You need more memory. Really, you do.

I had 256MB of RAM on my laptop; now I have 512MB. This is not enough. This is not enough because I will swap.

Performance optimization, whether on a server or a desktop, is a matter of reducing I/O bottlenecks so that threads are not waiting to execute. In English, so that things can happen as quickly as they can. There are four basic subsystems which can be optimized, ranked in order of their speed.

  • Processor
  • Memory
  • Disk
  • Network

Most processors now are more than sufficient for most user activity. If you see excessive processor usage, it can generally be attributed to a bottleneck elsewhere.

The first place to look is memory. Are the programs which you use frequently entirely resident in memory? No? In that case, you’ll be using a virtual memory swap file on disk. You need more memory.

It may be that while the programs reside in memory, they will read data from the disk into memory, and then exceed the amount of real memory available. This is fine temporarily, but if it is persistent can be a problem. If you are working with large data sets, or with many not-so-recently-used files, you can find yourself in a situation where processing slows while the system waits for files to be read from disk to memory. This is hard to avoid, but the operating system tries. One common method for avoiding slow disk performance is to cache data in memory. You need more memory.

Data transfers over the network are often slower than reading them from disk. One common method for avoiding slow network performance is to cache data on local storage. This way you don’t have to transfer the files again if they haven’t changed. Once they are on disk, the former paragraph applies. You need more memory.

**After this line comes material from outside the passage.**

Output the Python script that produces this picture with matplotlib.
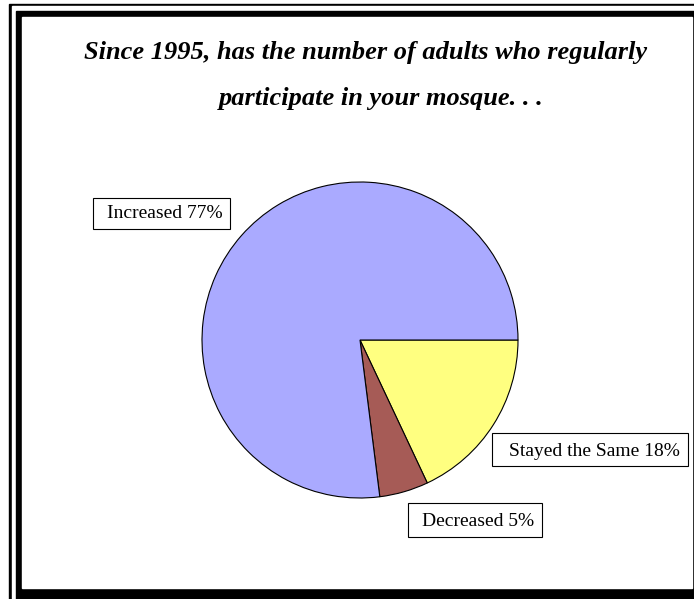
import matplotlib
matplotlib.use('Agg')
import matplotlib.pyplot as plt
from matplotlib.patches import Rectangle

# data
labels = ['Stayed the Same', 'Decreased', 'Increased']
values = [18, 5, 77]
colors = ['#FFFF80', '#A65B56', '#AAAAFF']

W, H = 694, 599
fig = plt.figure(figsize=(W / 100, H / 100), dpi=100)
ax = fig.add_axes([0, 0, 1, 1])

# work in pixel units, y measured from the top
def py(y):
    return H - y

# double frame (right/bottom run off the canvas)
ax.add_patch(Rectangle((9, py(700)), 800, 696, color='black', zorder=0))
ax.add_patch(Rectangle((12, py(700)), 800, 694, color='white', zorder=0))
ax.add_patch(Rectangle((16, py(588) - 20), 800, 20 + 588 - 11, color='black', zorder=0))
ax.add_patch(Rectangle((22, py(588)), 692 - 22, 588 - 17, color='white', zorder=0))

ax.pie(values, colors=colors, startangle=0, counterclock=False,
       center=(360, py(340)), radius=158, frame=True,
       wedgeprops=dict(edgecolor='black', linewidth=0.8))

ax.set_xlim(0, W)
ax.set_ylim(0, H)
ax.set_aspect('auto')
ax.axis('off')

title_font = dict(family='Liberation Serif', fontsize=19, fontweight='bold',
                  fontstyle='italic', ha='center', va='center')
ax.text(366, py(52), 'Since 1995, has the number of adults who regularly', **title_font)
ax.text(381, py(99), 'participate in your mosque. . .', **title_font)

# label boxes: (left, top, width, height) and text start (x, baseline) in pixels
box_pos = {'Increased': (93, 198, 137, 31, 107, 218),
           'Stayed the Same': (492, 433, 196, 33, 509, 456),
           'Decreased': (408, 503, 134, 34, 422, 526)}
for lab, val in zip(labels, values):
    bx, by, bw, bh, tx, ty = box_pos[lab]
    ax.add_patch(Rectangle((bx, py(by + bh)), bw, bh, facecolor='white',
                           edgecolor='black', linewidth=0.8, zorder=3))
    ax.text(tx, py(ty), f'{lab} {val}%', family='Liberation Serif', fontsize=14,
            ha='left', va='baseline', zorder=4)

fig.savefig('out.png', dpi=100)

One common method for avoiding slow network performance is to cache data on local storage. One common method for avoiding slow disk performance is to cache data in memory. And one common method for addressing a memory shortage is to swap data to disk. So you need more memory.

Everything goes into memory. When we swap memory pages out to disk, the applications need to wait for the disk subsystem to complete input/output operations before they can execute. This is slow. Slow execution takes more time. Time is money. QED.